Fuck the people who thought it was a good idea to have 60 minute aptitude tests for every little job. By the way, making your tests into little games isn’t cute, fun, or anything else aside from damned annoying. Also, requiring sound when a lot of people are doing this at local libraries where sound is disabled? Not cool.

Finally, fuck myself for quitting school, fuck the lawmakers who made it legal for a 16 year old to drop out without parents permission, and for listening to the doctor about quitting my last decent job.

Eh, it all worked out. Mama-san and the in-laws managed to squeeze us into their vehicles and a good time was had by all. This was the first outing (other than necessities like doctor or groceries) with the baby, so I was a little melodramatic and hormonal in my reaction.

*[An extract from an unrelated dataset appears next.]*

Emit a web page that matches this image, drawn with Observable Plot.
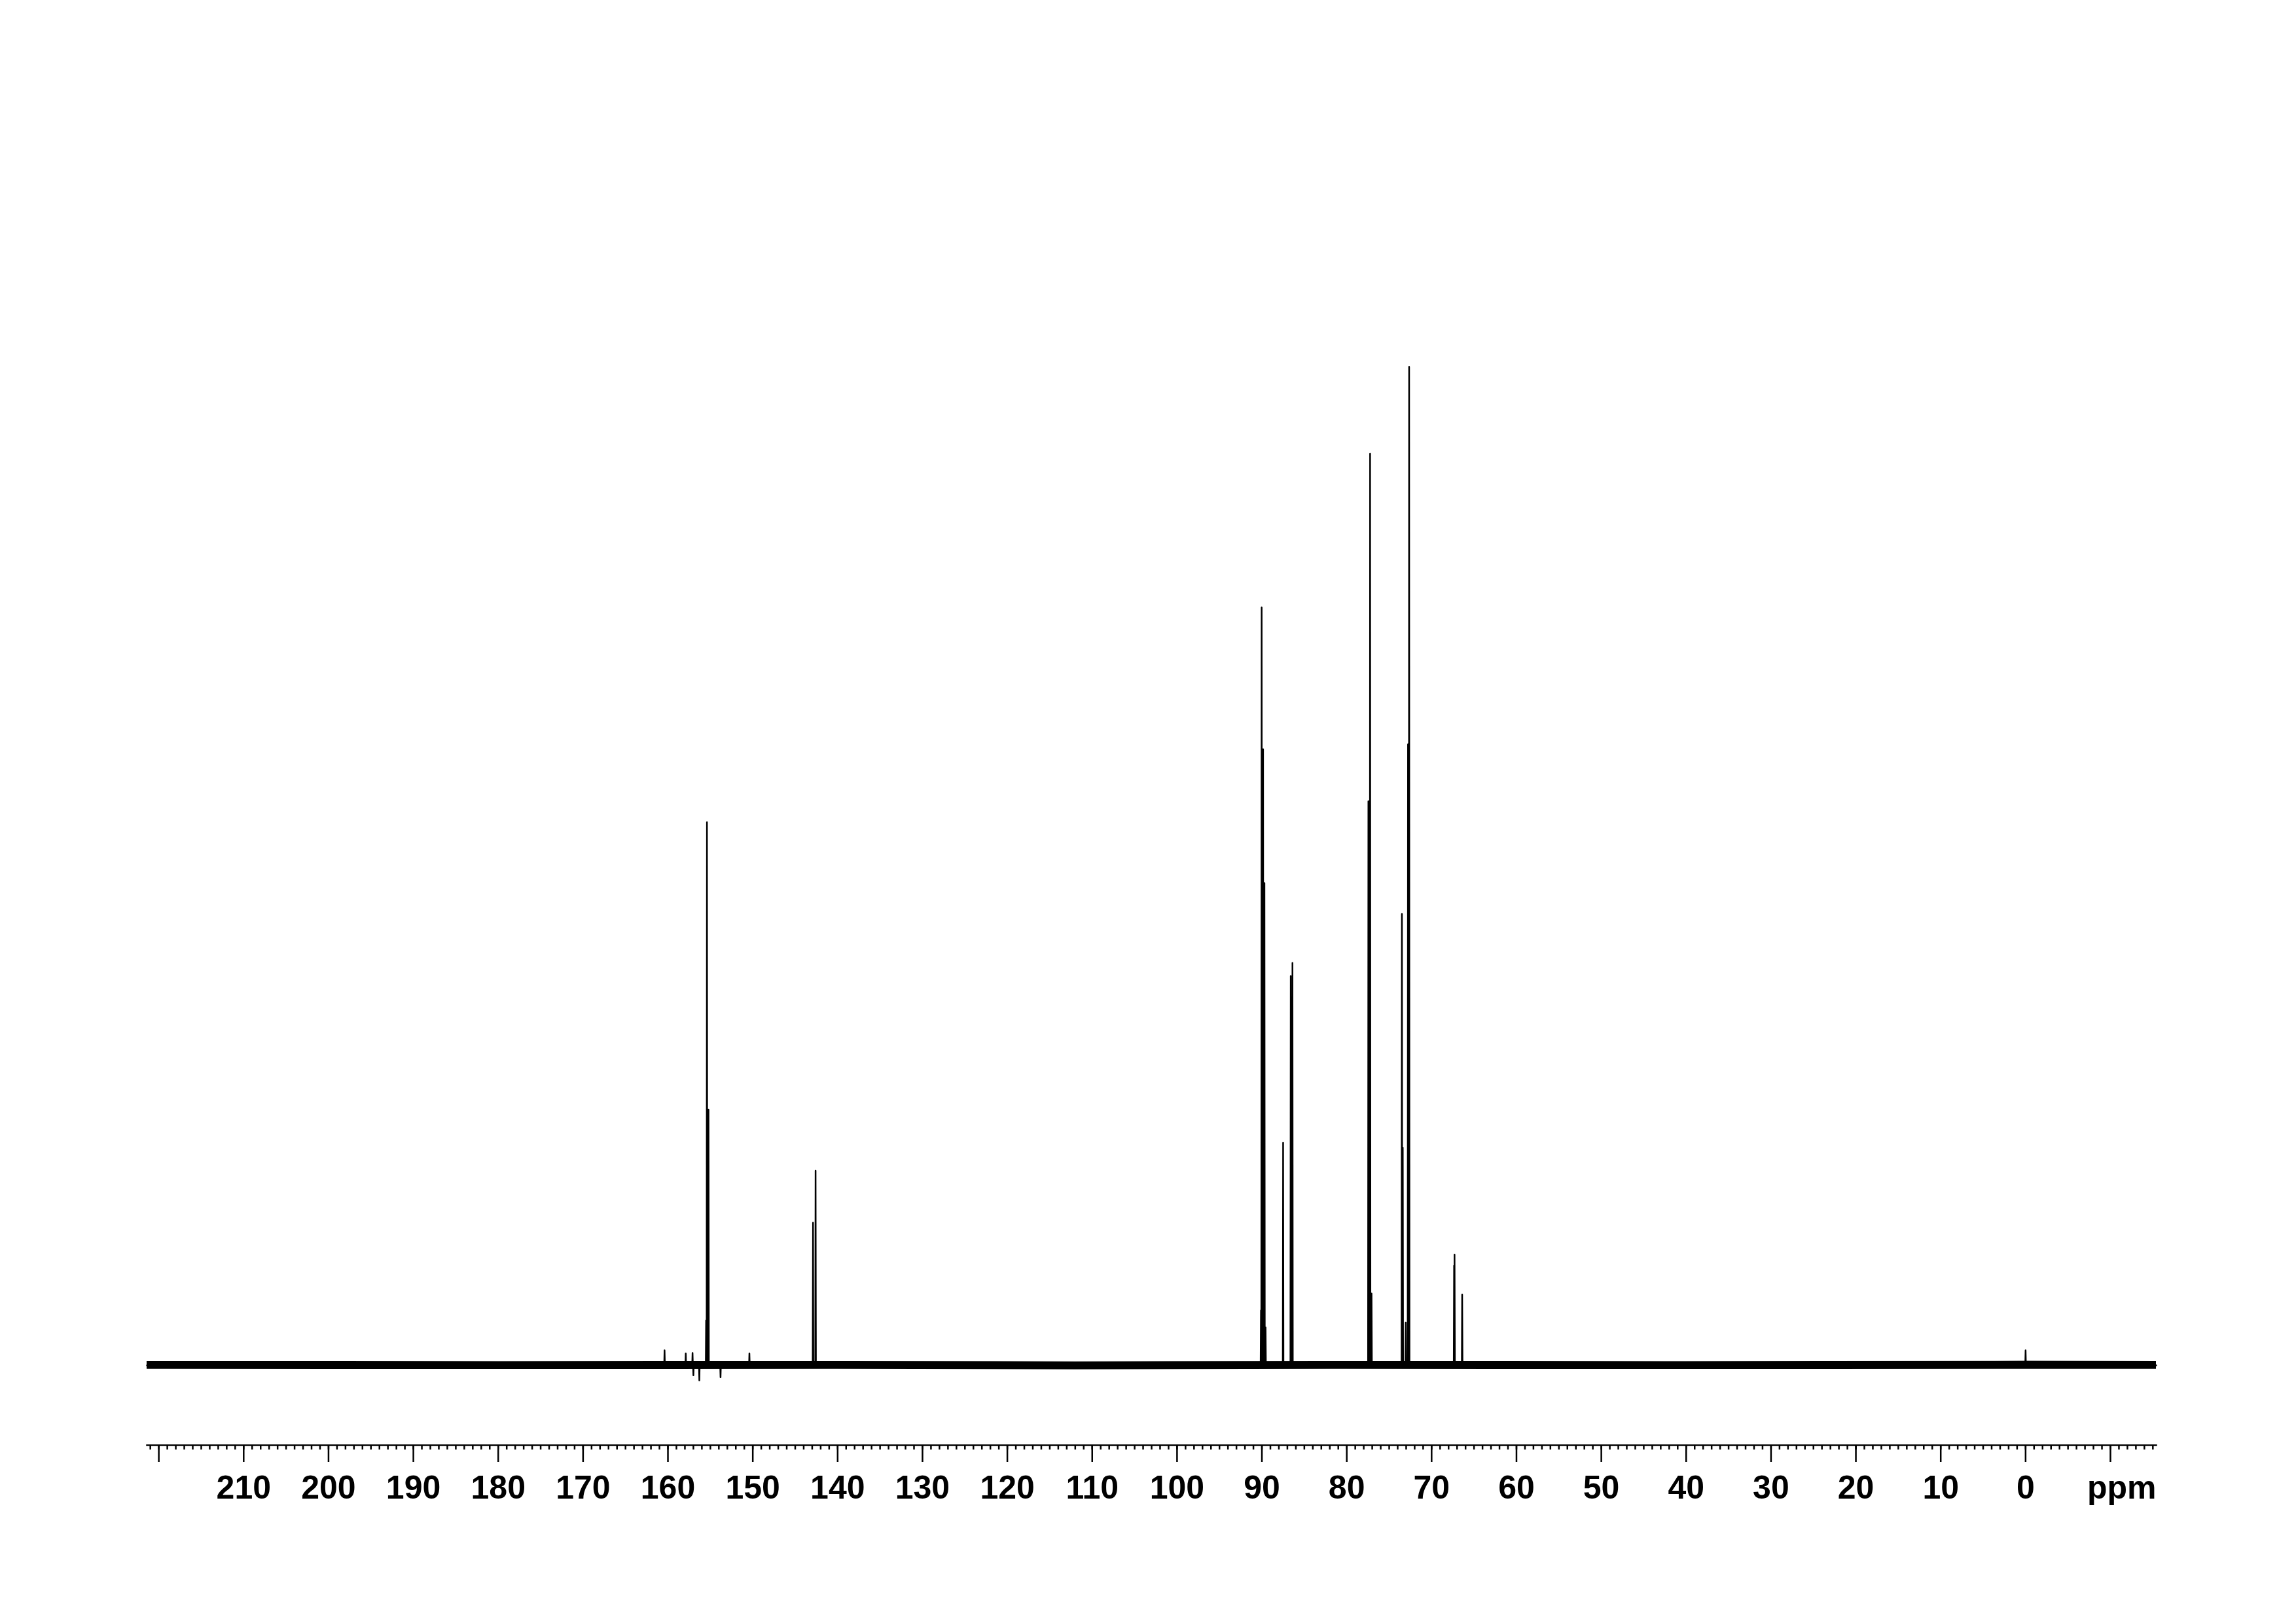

I really needed to get the hell out of the house for a little while!

And normally, we’d have extra keys in the safe, but the new van was picked up the day the baby was born (and she was three weeks early,) so getting a spare has been low-priority. We’ve somehow lost the spare truck key. It may have fallen behind the safe… which requires two people and a hand truck to move.

There sure are a lot of major rants this month. I hope that next month is better for everyone.

Mr. Accident, I’m sure that you could get a GED without paying much (I looked at the cost here, and its just a $30 testing fee. Your library probably has books to help you with the test.

My local library has headphones that people can check out when they sign up for the computer. Perhaps you can bring your own headphones in?

Yup, we have a winner!

Going by past experiences, in a few weeks she would come up with some spurious reason why she needed these sheets back (or had found someone else who needed them, or wanted to see them to check something, or, etc etc!) and would hit the roof when she realised I’ve ditched them. And I’d never hear the end of “that time you gave away my grandfather’s precious handwoven antique linen” or whatever she’d mythicised them into once her hoarding obsession had kicked back in!

I like the idea of giving them to the animal rescue people though, thank you!